Federal Reserve Takes Drastic Steps to Prevent Depression
In an attempt to save the economy from a depression, the Federal Reserve is taking drastic steps to make borrowing easier for banks and other large entities.
The rescue plan includes unlimited bond-buying, three new credit facilities, and an upcoming main street lending program.
The Fed says the programs will provide up to $300 billion in new financing, but that didn’t keep Wall Street from falling deeper into the red.
The DOW dropped 582 points Monday. The Nasdaq lost almost 20 points. And the S&P 500 Index dipped just under 70.
But Tuesday morning’s market futures show stocks will open trading in the green.
We’re now halfway into the federal government’s 15-day period to slow the spread of coronavirus.
President Trump says once the period is over, his administration will make a decision on the next steps.
That includes possibly easing up on the federal social distancing regulations and urging businesses to re-open as soon as next week.

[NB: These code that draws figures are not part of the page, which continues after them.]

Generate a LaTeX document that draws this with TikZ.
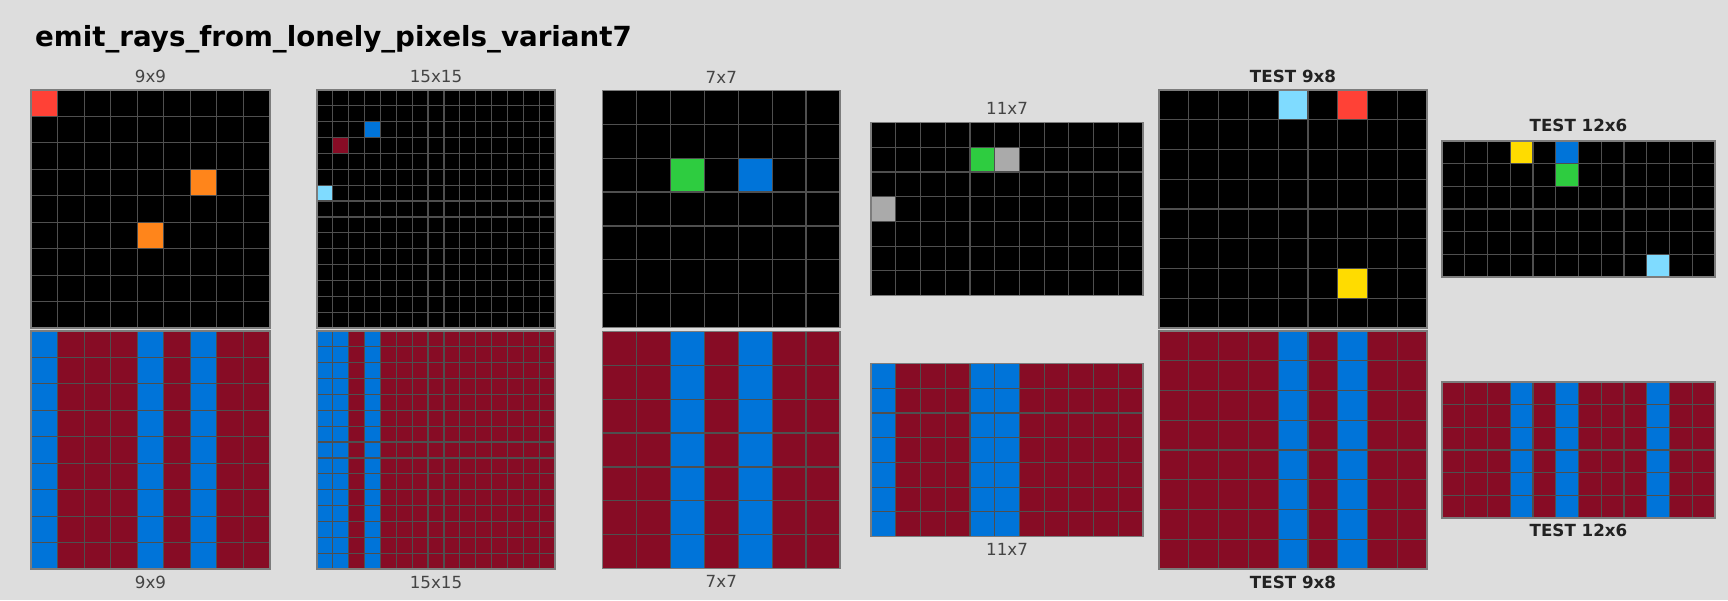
\documentclass[tikz,border=0pt]{standalone}
\usepackage{fontspec}
\setmainfont{DejaVu Sans}
\definecolor{canvas}{HTML}{DDDDDD}
\definecolor{gridgray}{HTML}{4F4F4F}
\definecolor{framegray}{HTML}{7C7C7C}
\definecolor{labelgray}{HTML}{444444}
\definecolor{testdark}{HTML}{222222}
\definecolor{arcblue}{HTML}{0074D9}
\definecolor{arcred}{HTML}{FF4136}
\definecolor{arcgreen}{HTML}{2ECC40}
\definecolor{arcyellow}{HTML}{FFDC00}
\definecolor{arcgray}{HTML}{AAAAAA}
\definecolor{arcorange}{HTML}{FF851B}
\definecolor{arcazure}{HTML}{7FDBFF}
\definecolor{arcmaroon}{HTML}{870C25}

% panel origin from centre, cols, rows, cell size; then background fill
\newcommand{\arcpanel}[6]{%
  \pgfmathsetmacro{\pxo}{#1-#3*#5/2}
  \pgfmathsetmacro{\pyo}{#2-#4*#5/2}
  \fill[#6] (\pxo,\pyo) rectangle ++(#3*#5,#4*#5);}
\newcommand{\arccells}[2]{%
  \foreach \ci/\ri/\clr in {#2} {\fill[\clr] (\pxo+\ci*#1,\pyo+\ri*#1) rectangle ++(#1,#1);}}
\newcommand{\arcrays}[3]{%
  \foreach \ci in {#3} {\fill[arcblue] (\pxo+\ci*#2,\pyo) rectangle ++(#2,#1*#2);}}
\newcommand{\arclines}[3]{%
  \foreach \i in {1,...,#1} {\draw[cellline] (\pxo+\i*#3,\pyo) -- ++(0,#2*#3);}
  \foreach \j in {1,...,#2} {\draw[cellline] (\pxo,\pyo+\j*#3) -- ++(#1*#3,0);}
  \draw[cellframe] (\pxo,\pyo) rectangle ++(#1*#3,#2*#3);}

\begin{document}
\begin{tikzpicture}[x=1pt,y=-1pt,
    cellline/.style={draw=gridgray,line width=1.2pt},
    cellframe/.style={draw=framegray,line width=1.6pt},
    panellabel/.style={inner sep=0pt,anchor=base,text=labelgray,font=\fontsize{16.7}{20}\selectfont},
    testlabel/.style={panellabel,text=testdark,font=\bfseries\fontsize{16.7}{20}\selectfont},
    titletext/.style={inner sep=0pt,anchor=base west,font=\bfseries\fontsize{27.7}{32}\selectfont}]
  \useasboundingbox[fill=canvas] (0,0) rectangle (1728,600);
  \node[titletext] (title) at (35,46) {emit\_rays\_from\_lonely\_pixels\_variant7};

  % pair 1: 9x9
  \arcpanel{150.5}{209}{9}{9}{26.5}{black}
  \arccells{26.5}{0/0/arcred,6/3/arcorange,4/5/arcorange}
  \arclines{9}{9}{26.5}
  \node[panellabel] (in9) at (150.5,\pyo-7) {9x9};
  \arcpanel{150.5}{450}{9}{9}{26.5}{arcmaroon}
  \arcrays{9}{26.5}{0,4,6}
  \arclines{9}{9}{26.5}
  \node[panellabel] (out9) at (150.5,\pyo+9*26.5+19) {9x9};

  % pair 2: 15x15
  \arcpanel{436}{209}{15}{15}{15.87}{black}
  \arccells{15.87}{3/2/arcblue,1/3/arcmaroon,0/6/arcazure}
  \arclines{15}{15}{15.87}
  \node[panellabel] (in15) at (436,\pyo-7) {15x15};
  \arcpanel{436}{450}{15}{15}{15.87}{arcmaroon}
  \arcrays{15}{15.87}{0,1,3}
  \arclines{15}{15}{15.87}
  \node[panellabel] (out15) at (436,\pyo+15*15.87+19) {15x15};

  % pair 3: 7x7
  \arcpanel{721.3}{209}{7}{7}{33.9}{black}
  \arccells{33.9}{2/2/arcgreen,4/2/arcblue}
  \arclines{7}{7}{33.9}
  \node[panellabel] (in7) at (721.3,\pyo-7) {7x7};
  \arcpanel{721.3}{450}{7}{7}{33.9}{arcmaroon}
  \arcrays{7}{33.9}{2,4}
  \arclines{7}{7}{33.9}
  \node[panellabel] (out7) at (721.3,\pyo+7*33.9+19) {7x7};

  % pair 4: 11x7
  \arcpanel{1007}{209}{11}{7}{24.73}{black}
  \arccells{24.73}{4/1/arcgreen,5/1/arcgray,0/3/arcgray}
  \arclines{11}{7}{24.73}
  \node[panellabel] (in11) at (1007,\pyo-8) {11x7};
  \arcpanel{1007}{450}{11}{7}{24.73}{arcmaroon}
  \arcrays{7}{24.73}{0,4,5}
  \arclines{11}{7}{24.73}
  \node[panellabel] (out11) at (1007,\pyo+7*24.73+19) {11x7};

  % test 1: 9x8
  \arcpanel{1293}{209}{9}{8}{29.78}{black}
  \arccells{29.78}{4/0/arcazure,6/0/arcred,6/6/arcyellow}
  \arclines{9}{8}{29.78}
  \node[testlabel] (test9) at (1293,\pyo-7) {TEST 9x8};
  \arcpanel{1293}{450}{9}{8}{29.78}{arcmaroon}
  \arcrays{8}{29.78}{4,6}
  \arclines{9}{8}{29.78}
  \node[testlabel] (testout9) at (1293,\pyo+8*29.78+19) {TEST 9x8};

  % test 2: 12x6
  \arcpanel{1578.5}{209}{12}{6}{22.75}{black}
  \arccells{22.75}{3/0/arcyellow,5/0/arcblue,5/1/arcgreen,9/5/arcazure}
  \arclines{12}{6}{22.75}
  \node[testlabel] (test12) at (1578.5,\pyo-9) {TEST 12x6};
  \arcpanel{1578.5}{450}{12}{6}{22.75}{arcmaroon}
  \arcrays{6}{22.75}{3,5,9}
  \arclines{12}{6}{22.75}
  \node[testlabel] (testout12) at (1578.5,\pyo+6*22.75+18) {TEST 12x6};
\end{tikzpicture}
\end{document}
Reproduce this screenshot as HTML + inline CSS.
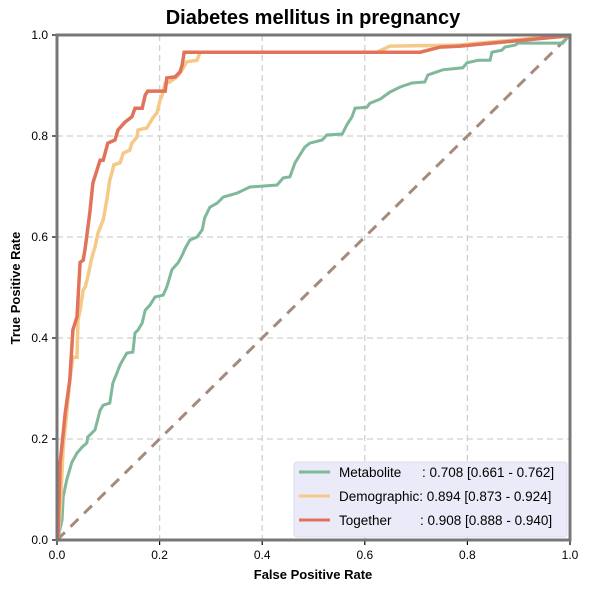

“We also have a large team working on what the next steps will be once the medical community gives a region the okay,” he said. “Meaning the okay to get going, to get back, let’s go to work. Our country wasn’t built to be shut down. This is not a country that was built for this. It was not built to be shut down.”
On the other hand, the president’s own health experts have said it’s too soon to tell if the guidelines are effective and warn that social distancing is still crucial to curbing the spread of the virus.